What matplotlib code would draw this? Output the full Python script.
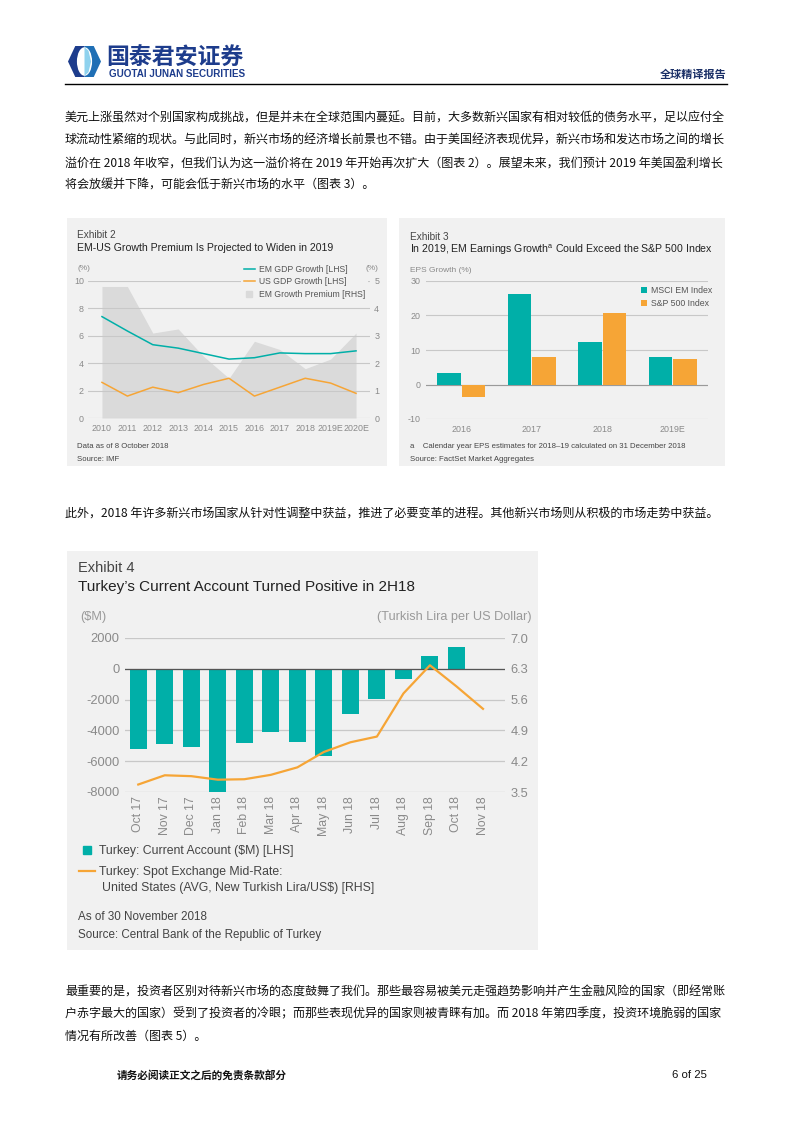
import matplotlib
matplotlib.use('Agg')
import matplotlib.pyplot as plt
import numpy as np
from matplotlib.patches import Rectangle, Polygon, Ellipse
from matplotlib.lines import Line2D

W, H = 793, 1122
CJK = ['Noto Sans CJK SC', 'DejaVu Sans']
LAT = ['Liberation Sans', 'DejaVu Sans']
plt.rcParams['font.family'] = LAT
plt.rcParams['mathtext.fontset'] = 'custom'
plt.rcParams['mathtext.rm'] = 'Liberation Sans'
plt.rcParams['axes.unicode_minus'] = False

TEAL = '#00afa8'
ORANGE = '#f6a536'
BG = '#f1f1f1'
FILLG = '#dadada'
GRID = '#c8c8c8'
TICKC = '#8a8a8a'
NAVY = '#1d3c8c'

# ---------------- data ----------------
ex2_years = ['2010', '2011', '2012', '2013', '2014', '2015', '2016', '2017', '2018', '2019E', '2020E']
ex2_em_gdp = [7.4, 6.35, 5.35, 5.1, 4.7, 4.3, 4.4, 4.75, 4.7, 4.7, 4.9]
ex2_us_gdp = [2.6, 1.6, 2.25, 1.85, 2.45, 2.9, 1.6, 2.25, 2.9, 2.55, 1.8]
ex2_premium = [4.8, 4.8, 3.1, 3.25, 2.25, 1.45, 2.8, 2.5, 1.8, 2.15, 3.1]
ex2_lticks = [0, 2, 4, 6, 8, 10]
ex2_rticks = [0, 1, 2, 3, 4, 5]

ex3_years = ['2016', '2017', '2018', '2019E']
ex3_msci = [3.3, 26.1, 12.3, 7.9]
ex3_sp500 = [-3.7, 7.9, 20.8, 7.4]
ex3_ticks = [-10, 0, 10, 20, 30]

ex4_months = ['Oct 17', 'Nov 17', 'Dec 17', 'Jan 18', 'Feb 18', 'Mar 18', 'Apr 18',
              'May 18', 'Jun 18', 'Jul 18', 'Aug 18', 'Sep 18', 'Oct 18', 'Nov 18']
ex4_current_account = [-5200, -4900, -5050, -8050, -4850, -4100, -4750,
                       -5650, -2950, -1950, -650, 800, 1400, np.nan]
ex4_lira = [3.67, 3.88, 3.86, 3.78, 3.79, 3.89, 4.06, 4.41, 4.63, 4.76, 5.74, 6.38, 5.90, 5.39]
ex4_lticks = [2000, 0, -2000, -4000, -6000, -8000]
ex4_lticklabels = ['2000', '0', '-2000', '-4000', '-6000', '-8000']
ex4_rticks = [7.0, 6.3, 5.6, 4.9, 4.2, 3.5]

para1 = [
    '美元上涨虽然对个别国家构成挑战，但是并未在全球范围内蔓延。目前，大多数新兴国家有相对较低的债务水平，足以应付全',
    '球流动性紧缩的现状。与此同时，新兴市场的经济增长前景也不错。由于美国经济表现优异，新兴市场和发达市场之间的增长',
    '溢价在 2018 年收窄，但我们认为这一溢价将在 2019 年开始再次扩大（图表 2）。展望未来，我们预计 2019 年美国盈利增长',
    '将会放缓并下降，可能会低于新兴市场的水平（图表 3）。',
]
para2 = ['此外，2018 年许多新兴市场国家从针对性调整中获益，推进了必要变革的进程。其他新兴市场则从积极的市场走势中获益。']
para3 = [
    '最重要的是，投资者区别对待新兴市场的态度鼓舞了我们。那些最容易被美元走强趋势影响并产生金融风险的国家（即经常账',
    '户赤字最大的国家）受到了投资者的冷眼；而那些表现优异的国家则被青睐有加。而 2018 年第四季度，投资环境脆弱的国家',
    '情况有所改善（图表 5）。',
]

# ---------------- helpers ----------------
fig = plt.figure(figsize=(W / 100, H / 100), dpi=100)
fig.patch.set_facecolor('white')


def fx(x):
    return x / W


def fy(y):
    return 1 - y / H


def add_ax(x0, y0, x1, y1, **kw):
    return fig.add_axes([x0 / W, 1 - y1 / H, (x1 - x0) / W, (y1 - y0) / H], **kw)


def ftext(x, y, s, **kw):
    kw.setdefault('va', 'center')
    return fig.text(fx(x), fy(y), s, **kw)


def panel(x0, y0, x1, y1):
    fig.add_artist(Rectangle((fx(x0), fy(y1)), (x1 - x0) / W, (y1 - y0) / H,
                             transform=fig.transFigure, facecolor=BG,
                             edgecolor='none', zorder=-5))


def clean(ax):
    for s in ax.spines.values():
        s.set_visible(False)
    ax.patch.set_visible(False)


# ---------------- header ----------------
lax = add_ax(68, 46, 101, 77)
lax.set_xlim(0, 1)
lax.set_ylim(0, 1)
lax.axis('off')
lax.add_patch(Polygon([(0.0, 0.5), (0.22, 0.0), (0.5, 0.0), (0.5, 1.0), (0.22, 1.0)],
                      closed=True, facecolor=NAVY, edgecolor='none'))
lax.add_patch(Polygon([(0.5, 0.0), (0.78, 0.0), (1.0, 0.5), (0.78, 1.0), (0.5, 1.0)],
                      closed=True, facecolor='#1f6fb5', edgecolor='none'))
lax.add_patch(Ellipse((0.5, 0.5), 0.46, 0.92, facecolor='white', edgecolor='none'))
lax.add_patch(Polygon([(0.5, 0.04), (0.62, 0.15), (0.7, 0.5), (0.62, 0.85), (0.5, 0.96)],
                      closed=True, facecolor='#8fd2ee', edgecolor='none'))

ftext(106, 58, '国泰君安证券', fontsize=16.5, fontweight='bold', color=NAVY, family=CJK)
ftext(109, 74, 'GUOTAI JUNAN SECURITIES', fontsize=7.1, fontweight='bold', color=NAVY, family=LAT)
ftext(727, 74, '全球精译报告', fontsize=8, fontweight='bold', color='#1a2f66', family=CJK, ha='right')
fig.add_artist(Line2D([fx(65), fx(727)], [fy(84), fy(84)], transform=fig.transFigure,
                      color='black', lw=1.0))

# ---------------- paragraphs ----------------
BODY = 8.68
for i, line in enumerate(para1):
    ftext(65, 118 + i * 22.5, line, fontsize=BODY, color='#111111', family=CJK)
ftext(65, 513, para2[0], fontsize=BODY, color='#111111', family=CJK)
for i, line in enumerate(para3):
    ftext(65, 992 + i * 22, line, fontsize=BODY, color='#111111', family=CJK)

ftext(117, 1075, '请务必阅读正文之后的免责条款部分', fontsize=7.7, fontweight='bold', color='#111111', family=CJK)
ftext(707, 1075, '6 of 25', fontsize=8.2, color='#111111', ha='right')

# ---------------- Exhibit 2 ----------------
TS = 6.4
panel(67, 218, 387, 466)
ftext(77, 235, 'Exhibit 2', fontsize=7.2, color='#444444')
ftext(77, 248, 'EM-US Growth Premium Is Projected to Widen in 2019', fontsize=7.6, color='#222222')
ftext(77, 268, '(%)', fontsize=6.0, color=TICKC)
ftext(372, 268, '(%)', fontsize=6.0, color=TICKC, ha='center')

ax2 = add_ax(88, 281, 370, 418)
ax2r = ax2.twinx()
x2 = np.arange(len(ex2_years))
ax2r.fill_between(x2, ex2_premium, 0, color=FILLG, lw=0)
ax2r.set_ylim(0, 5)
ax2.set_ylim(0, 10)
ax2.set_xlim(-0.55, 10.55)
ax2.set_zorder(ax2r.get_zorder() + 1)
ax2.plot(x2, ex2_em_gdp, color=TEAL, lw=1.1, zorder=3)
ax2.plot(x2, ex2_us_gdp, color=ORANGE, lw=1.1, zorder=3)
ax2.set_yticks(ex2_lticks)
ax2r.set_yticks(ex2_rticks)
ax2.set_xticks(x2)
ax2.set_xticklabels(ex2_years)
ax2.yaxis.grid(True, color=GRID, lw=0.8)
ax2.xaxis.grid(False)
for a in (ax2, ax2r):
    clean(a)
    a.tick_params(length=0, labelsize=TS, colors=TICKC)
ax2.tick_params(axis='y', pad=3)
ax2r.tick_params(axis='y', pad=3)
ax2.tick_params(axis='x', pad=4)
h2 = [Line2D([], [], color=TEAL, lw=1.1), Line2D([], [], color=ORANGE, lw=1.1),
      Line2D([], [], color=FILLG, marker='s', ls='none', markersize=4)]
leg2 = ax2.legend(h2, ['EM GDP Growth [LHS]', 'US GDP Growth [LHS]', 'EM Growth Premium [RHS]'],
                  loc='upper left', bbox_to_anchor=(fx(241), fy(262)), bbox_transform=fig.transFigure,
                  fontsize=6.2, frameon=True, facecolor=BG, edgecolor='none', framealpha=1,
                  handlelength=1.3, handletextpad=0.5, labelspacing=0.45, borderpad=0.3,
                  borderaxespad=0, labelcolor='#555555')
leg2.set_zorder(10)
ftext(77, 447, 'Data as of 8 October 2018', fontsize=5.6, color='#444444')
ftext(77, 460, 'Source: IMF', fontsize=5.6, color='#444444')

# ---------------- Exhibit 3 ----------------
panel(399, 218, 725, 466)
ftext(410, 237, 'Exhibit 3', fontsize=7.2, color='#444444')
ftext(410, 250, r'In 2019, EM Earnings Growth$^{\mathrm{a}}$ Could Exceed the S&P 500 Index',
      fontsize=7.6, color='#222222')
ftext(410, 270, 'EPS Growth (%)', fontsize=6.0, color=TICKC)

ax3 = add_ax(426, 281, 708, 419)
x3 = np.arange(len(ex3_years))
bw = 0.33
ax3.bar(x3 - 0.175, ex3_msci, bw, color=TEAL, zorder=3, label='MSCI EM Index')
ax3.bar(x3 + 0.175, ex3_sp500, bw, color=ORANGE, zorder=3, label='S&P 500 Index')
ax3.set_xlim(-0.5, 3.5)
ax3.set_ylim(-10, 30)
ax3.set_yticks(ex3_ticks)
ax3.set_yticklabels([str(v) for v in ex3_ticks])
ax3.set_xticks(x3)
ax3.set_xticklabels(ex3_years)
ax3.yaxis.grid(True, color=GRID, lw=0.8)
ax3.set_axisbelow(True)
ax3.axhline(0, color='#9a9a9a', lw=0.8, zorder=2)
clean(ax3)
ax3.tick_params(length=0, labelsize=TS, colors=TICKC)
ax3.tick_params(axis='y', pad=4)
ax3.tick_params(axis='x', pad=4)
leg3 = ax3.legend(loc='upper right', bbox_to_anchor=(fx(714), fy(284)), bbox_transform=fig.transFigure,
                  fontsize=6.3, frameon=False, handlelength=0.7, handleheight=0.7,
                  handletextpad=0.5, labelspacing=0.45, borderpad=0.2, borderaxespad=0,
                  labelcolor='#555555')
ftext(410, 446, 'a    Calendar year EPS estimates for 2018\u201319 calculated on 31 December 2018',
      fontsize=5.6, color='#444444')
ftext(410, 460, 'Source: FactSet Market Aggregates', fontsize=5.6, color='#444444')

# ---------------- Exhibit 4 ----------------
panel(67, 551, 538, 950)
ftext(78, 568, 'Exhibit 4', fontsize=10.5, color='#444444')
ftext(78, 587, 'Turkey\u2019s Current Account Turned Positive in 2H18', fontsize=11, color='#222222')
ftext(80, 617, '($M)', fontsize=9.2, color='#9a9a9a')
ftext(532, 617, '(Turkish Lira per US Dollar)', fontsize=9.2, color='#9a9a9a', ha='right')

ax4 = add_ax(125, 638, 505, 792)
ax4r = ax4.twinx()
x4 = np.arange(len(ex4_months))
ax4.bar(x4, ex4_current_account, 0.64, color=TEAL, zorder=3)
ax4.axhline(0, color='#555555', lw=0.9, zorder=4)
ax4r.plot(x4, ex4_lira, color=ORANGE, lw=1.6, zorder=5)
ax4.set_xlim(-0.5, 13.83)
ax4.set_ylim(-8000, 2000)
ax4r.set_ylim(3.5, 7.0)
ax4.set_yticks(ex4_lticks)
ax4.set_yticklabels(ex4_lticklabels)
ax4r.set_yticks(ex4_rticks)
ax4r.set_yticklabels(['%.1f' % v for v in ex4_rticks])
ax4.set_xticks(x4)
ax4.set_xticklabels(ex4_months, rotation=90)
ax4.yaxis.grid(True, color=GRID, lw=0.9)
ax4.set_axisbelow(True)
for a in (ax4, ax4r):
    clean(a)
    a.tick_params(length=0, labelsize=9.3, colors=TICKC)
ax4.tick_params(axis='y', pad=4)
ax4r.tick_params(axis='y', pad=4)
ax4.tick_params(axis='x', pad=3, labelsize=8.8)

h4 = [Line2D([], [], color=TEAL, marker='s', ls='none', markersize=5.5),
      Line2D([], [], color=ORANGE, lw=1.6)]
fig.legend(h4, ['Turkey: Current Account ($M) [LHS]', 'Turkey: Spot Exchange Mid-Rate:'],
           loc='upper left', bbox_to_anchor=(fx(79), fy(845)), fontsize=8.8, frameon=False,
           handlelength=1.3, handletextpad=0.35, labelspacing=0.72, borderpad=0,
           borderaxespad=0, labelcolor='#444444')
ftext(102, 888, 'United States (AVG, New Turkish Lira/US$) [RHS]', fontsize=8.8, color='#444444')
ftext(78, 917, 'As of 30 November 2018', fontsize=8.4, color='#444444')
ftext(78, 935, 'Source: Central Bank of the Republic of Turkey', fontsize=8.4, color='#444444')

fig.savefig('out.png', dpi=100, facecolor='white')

┄┄┄┄┄┄┄┄┄┄

Directive – Repeat, with no pictures, each line from the beginning of the data through the line containing "NAVY = '#1d3c8c'", inclusive.

Task result –
What matplotlib code would draw this? Output the full Python script.
import matplotlib
matplotlib.use('Agg')
import matplotlib.pyplot as plt
import numpy as np
from matplotlib.patches import Rectangle, Polygon, Ellipse
from matplotlib.lines import Line2D

W, H = 793, 1122
CJK = ['Noto Sans CJK SC', 'DejaVu Sans']
LAT = ['Liberation Sans', 'DejaVu Sans']
plt.rcParams['font.family'] = LAT
plt.rcParams['mathtext.fontset'] = 'custom'
plt.rcParams['mathtext.rm'] = 'Liberation Sans'
plt.rcParams['axes.unicode_minus'] = False

TEAL = '#00afa8'
ORANGE = '#f6a536'
BG = '#f1f1f1'
FILLG = '#dadada'
GRID = '#c8c8c8'
TICKC = '#8a8a8a'
NAVY = '#1d3c8c'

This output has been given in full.